**PROBLEM DESCRIPTION**
Extract each line of the material that follows exactly and omit its pictures.

**DATA SHOWN**
┏━━

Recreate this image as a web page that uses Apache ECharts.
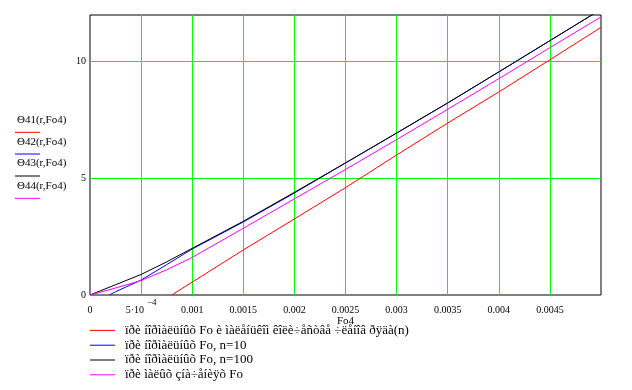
<!DOCTYPE html>
<html>
<head>
<meta charset="utf-8">
<script src="https://cdn.jsdelivr.net/npm/echarts@6/dist/echarts.min.js"></script>
<style>html,body{margin:0;padding:0;background:#fff}#c{width:632px;height:390px}</style>
</head>
<body>
<div id="c"></div>
<script>
// Fo4 values (x) and Θ values (y)
const foRed = [0.0008, 0.0015, 0.002, 0.0025, 0.003, 0.0035, 0.004, 0.0045, 0.005];
const thetaRed = [0, 1.93, 3.26, 4.6, 6.0, 7.37, 8.7, 10.08, 11.47];

const foN10 = [0.00019, 0.00025, 0.0005, 0.00075, 0.001, 0.0015, 0.002, 0.0025, 0.003, 0.0035, 0.004, 0.0045, 0.005];
const thetaN10 = [0, 0.14, 0.64, 1.3, 1.97, 3.13, 4.37, 5.66, 6.94, 8.23, 9.56, 10.9, 12.24];

const foN100 = [0, 0.00025, 0.0005, 0.00075, 0.001, 0.0015, 0.002, 0.0025, 0.003, 0.0035, 0.004, 0.0045, 0.005];
const thetaN100 = [0, 0.44, 0.88, 1.42, 2.0, 3.16, 4.4, 5.66, 6.94, 8.23, 9.56, 10.9, 12.24];

const foZero = [0, 0.00025, 0.0005, 0.00075, 0.001, 0.0015, 0.002, 0.0025, 0.003, 0.0035, 0.004, 0.0045, 0.005];
const thetaZero = [0, 0.3, 0.62, 1.08, 1.61, 2.86, 4.12, 5.38, 6.66, 7.96, 9.27, 10.6, 11.92];

const seriesNames = [
  'ïðè íîðìàëüíûõ Fo è ìàëåíüêîì êîëè÷åñòâå ÷ëåíîâ ðÿäà(n)',
  'ïðè íîðìàëüíûõ Fo, n=10',
  'ïðè íîðìàëüíûõ Fo, n=100',
  'ïðè ìàëûõ çíà÷åíèÿõ Fo'
];
const traceLabels = ['Θ41(r,Fo4)', 'Θ42(r,Fo4)', 'Θ43(r,Fo4)', 'Θ44(r,Fo4)'];
const colors = ['#ff0000', '#0000ff', '#000000', '#ff00ff'];
const xTickLabelSup = ['5·10', '−4'];

const FONT = '"Liberation Serif", "Times New Roman", serif';
const pairs = (xs, ys) => xs.map((x, i) => [x, ys[i]]);

const chart = echarts.init(document.getElementById('c'), null, {renderer: 'canvas'});

const leftGraphics = [];
const textY = [120.7, 143.3, 164.3, 186.7];
const lineY = [132.3, 154, 176, 198.3];
traceLabels.forEach((t, i) => {
  leftGraphics.push({type: 'text', left: 17, top: textY[i] - 6.5,
    style: {text: t, font: '11px ' + FONT, fill: '#000'}});
  leftGraphics.push({type: 'line', shape: {x1: 15, y1: lineY[i], x2: 40, y2: lineY[i]},
    style: {stroke: colors[i], lineWidth: 1}});
});

chart.setOption({
  animation: false,
  color: colors,
  grid: {left: 90, top: 15, width: 511, height: 280, show: true, borderColor: '#000', borderWidth: 1, backgroundColor: 'transparent'},
  xAxis: {
    type: 'value', min: 0, max: 0.005, interval: 0.0005,
    name: 'Fo4', nameLocation: 'middle', nameGap: 21, nameMoveOverlap: false,
    nameTextStyle: {fontFamily: FONT, fontSize: 11, color: '#000'},
    axisLine: {show: false}, axisTick: {show: false},
    splitLine: {show: true, showMinLine: false, showMaxLine: false, lineStyle: {color: '#00ff00', width: 1}},
    axisLabel: {
      margin: 3, color: '#000', fontFamily: FONT, fontSize: 10, lineHeight: 25, showMaxLabel: false,
      formatter: function (v) {
        const r = Math.round(v * 1e5) / 1e5;
        if (r === 0) return '0';
        if (Math.abs(r - 0.0005) < 1e-9) return '{n|' + xTickLabelSup[0] + '}{s|' + xTickLabelSup[1] + '}';
        if (Math.abs(r - 0.005) < 1e-9) return '';
        return String(r);
      },
      rich: {
        n: {fontFamily: FONT, fontSize: 10, color: '#000', lineHeight: 25},
        s: {fontFamily: FONT, fontSize: 9, color: '#000', lineHeight: 9, verticalAlign: 'top', padding: [0, 0, 0, 3]}
      }
    }
  },
  yAxis: {
    type: 'value', min: 0, max: 12, interval: 5,
    axisLine: {show: false}, axisTick: {show: false},
    splitLine: {show: true, showMinLine: false, showMaxLine: false, lineStyle: {color: '#00ff00', width: 1}},
    axisLabel: {
      margin: 4, color: '#000', fontFamily: FONT, fontSize: 10, showMaxLabel: false,
      formatter: function (v) { return v === 12 ? '' : String(v); }
    }
  },
  legend: {
    orient: 'vertical', left: 90, top: 323, itemGap: 0, padding: 0, height: 67,
    itemWidth: 25, itemHeight: 1, icon: 'rect',
    textStyle: {fontFamily: FONT, fontSize: 13, color: '#000', lineHeight: 14.8, padding: [0, 0, 0, 5]},
    data: seriesNames
  },
  graphic: leftGraphics,
  series: [
    {name: seriesNames[0], type: 'line', data: pairs(foRed, thetaRed), showSymbol: false, symbol: 'none', lineStyle: {width: 1, color: colors[0]}},
    {name: seriesNames[1], type: 'line', data: pairs(foN10, thetaN10), showSymbol: false, symbol: 'none', lineStyle: {width: 1, color: colors[1]}},
    {name: seriesNames[2], type: 'line', data: pairs(foN100, thetaN100), showSymbol: false, symbol: 'none', lineStyle: {width: 1, color: colors[2]}},
    {name: seriesNames[3], type: 'line', data: pairs(foZero, thetaZero), showSymbol: false, symbol: 'none', lineStyle: {width: 1, color: colors[3]}}
  ]
});
</script>
</body>
</html>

┗━━

**RESPONSE**
Recreate this image as a web page that uses Apache ECharts.
<!DOCTYPE html>
<html>
<head>
<meta charset="utf-8">
<script src="https://cdn.jsdelivr.net/npm/echarts@6/dist/echarts.min.js"></script>
<style>html,body{margin:0;padding:0;background:#fff}#c{width:632px;height:390px}</style>
</head>
<body>
<div id="c"></div>
<script>
// Fo4 values (x) and Θ values (y)
const foRed = [0.0008, 0.0015, 0.002, 0.0025, 0.003, 0.0035, 0.004, 0.0045, 0.005];
const thetaRed = [0, 1.93, 3.26, 4.6, 6.0, 7.37, 8.7, 10.08, 11.47];

const foN10 = [0.00019, 0.00025, 0.0005, 0.00075, 0.001, 0.0015, 0.002, 0.0025, 0.003, 0.0035, 0.004, 0.0045, 0.005];
const thetaN10 = [0, 0.14, 0.64, 1.3, 1.97, 3.13, 4.37, 5.66, 6.94, 8.23, 9.56, 10.9, 12.24];

const foN100 = [0, 0.00025, 0.0005, 0.00075, 0.001, 0.0015, 0.002, 0.0025, 0.003, 0.0035, 0.004, 0.0045, 0.005];
const thetaN100 = [0, 0.44, 0.88, 1.42, 2.0, 3.16, 4.4, 5.66, 6.94, 8.23, 9.56, 10.9, 12.24];

const foZero = [0, 0.00025, 0.0005, 0.00075, 0.001, 0.0015, 0.002, 0.0025, 0.003, 0.0035, 0.004, 0.0045, 0.005];
const thetaZero = [0, 0.3, 0.62, 1.08, 1.61, 2.86, 4.12, 5.38, 6.66, 7.96, 9.27, 10.6, 11.92];

const seriesNames = [
  'ïðè íîðìàëüíûõ Fo è ìàëåíüêîì êîëè÷åñòâå ÷ëåíîâ ðÿäà(n)',
  'ïðè íîðìàëüíûõ Fo, n=10',
  'ïðè íîðìàëüíûõ Fo, n=100',
  'ïðè ìàëûõ çíà÷åíèÿõ Fo'
];
const traceLabels = ['Θ41(r,Fo4)', 'Θ42(r,Fo4)', 'Θ43(r,Fo4)', 'Θ44(r,Fo4)'];
const colors = ['#ff0000', '#0000ff', '#000000', '#ff00ff'];
const xTickLabelSup = ['5·10', '−4'];

const FONT = '"Liberation Serif", "Times New Roman", serif';
const pairs = (xs, ys) => xs.map((x, i) => [x, ys[i]]);

const chart = echarts.init(document.getElementById('c'), null, {renderer: 'canvas'});

const leftGraphics = [];
const textY = [120.7, 143.3, 164.3, 186.7];
const lineY = [132.3, 154, 176, 198.3];
traceLabels.forEach((t, i) => {
  leftGraphics.push({type: 'text', left: 17, top: textY[i] - 6.5,
    style: {text: t, font: '11px ' + FONT, fill: '#000'}});
  leftGraphics.push({type: 'line', shape: {x1: 15, y1: lineY[i], x2: 40, y2: lineY[i]},
    style: {stroke: colors[i], lineWidth: 1}});
});

chart.setOption({
  animation: false,
  color: colors,
  grid: {left: 90, top: 15, width: 511, height: 280, show: true, borderColor: '#000', borderWidth: 1, backgroundColor: 'transparent'},
  xAxis: {
    type: 'value', min: 0, max: 0.005, interval: 0.0005,
    name: 'Fo4', nameLocation: 'middle', nameGap: 21, nameMoveOverlap: false,
    nameTextStyle: {fontFamily: FONT, fontSize: 11, color: '#000'},
    axisLine: {show: false}, axisTick: {show: false},
    splitLine: {show: true, showMinLine: false, showMaxLine: false, lineStyle: {color: '#00ff00', width: 1}},
    axisLabel: {
      margin: 3, color: '#000', fontFamily: FONT, fontSize: 10, lineHeight: 25, showMaxLabel: false,
      formatter: function (v) {
        const r = Math.round(v * 1e5) / 1e5;
        if (r === 0) return '0';
        if (Math.abs(r - 0.0005) < 1e-9) return '{n|' + xTickLabelSup[0] + '}{s|' + xTickLabelSup[1] + '}';
        if (Math.abs(r - 0.005) < 1e-9) return '';
        return String(r);
      },
      rich: {
        n: {fontFamily: FONT, fontSize: 10, color: '#000', lineHeight: 25},
        s: {fontFamily: FONT, fontSize: 9, color: '#000', lineHeight: 9, verticalAlign: 'top', padding: [0, 0, 0, 3]}
      }
    }
  },
  yAxis: {
    type: 'value', min: 0, max: 12, interval: 5,
    axisLine: {show: false}, axisTick: {show: false},
    splitLine: {show: true, showMinLine: false, showMaxLine: false, lineStyle: {color: '#00ff00', width: 1}},
    axisLabel: {
      margin: 4, color: '#000', fontFamily: FONT, fontSize: 10, showMaxLabel: false,
      formatter: function (v) { return v === 12 ? '' : String(v); }
    }
  },
  legend: {
    orient: 'vertical', left: 90, top: 323, itemGap: 0, padding: 0, height: 67,
    itemWidth: 25, itemHeight: 1, icon: 'rect',
    textStyle: {fontFamily: FONT, fontSize: 13, color: '#000', lineHeight: 14.8, padding: [0, 0, 0, 5]},
    data: seriesNames
  },
  graphic: leftGraphics,
  series: [
    {name: seriesNames[0], type: 'line', data: pairs(foRed, thetaRed), showSymbol: false, symbol: 'none', lineStyle: {width: 1, color: colors[0]}},
    {name: seriesNames[1], type: 'line', data: pairs(foN10, thetaN10), showSymbol: false, symbol: 'none', lineStyle: {width: 1, color: colors[1]}},
    {name: seriesNames[2], type: 'line', data: pairs(foN100, thetaN100), showSymbol: false, symbol: 'none', lineStyle: {width: 1, color: colors[2]}},
    {name: seriesNames[3], type: 'line', data: pairs(foZero, thetaZero), showSymbol: false, symbol: 'none', lineStyle: {width: 1, color: colors[3]}}
  ]
});
</script>
</body>
</html>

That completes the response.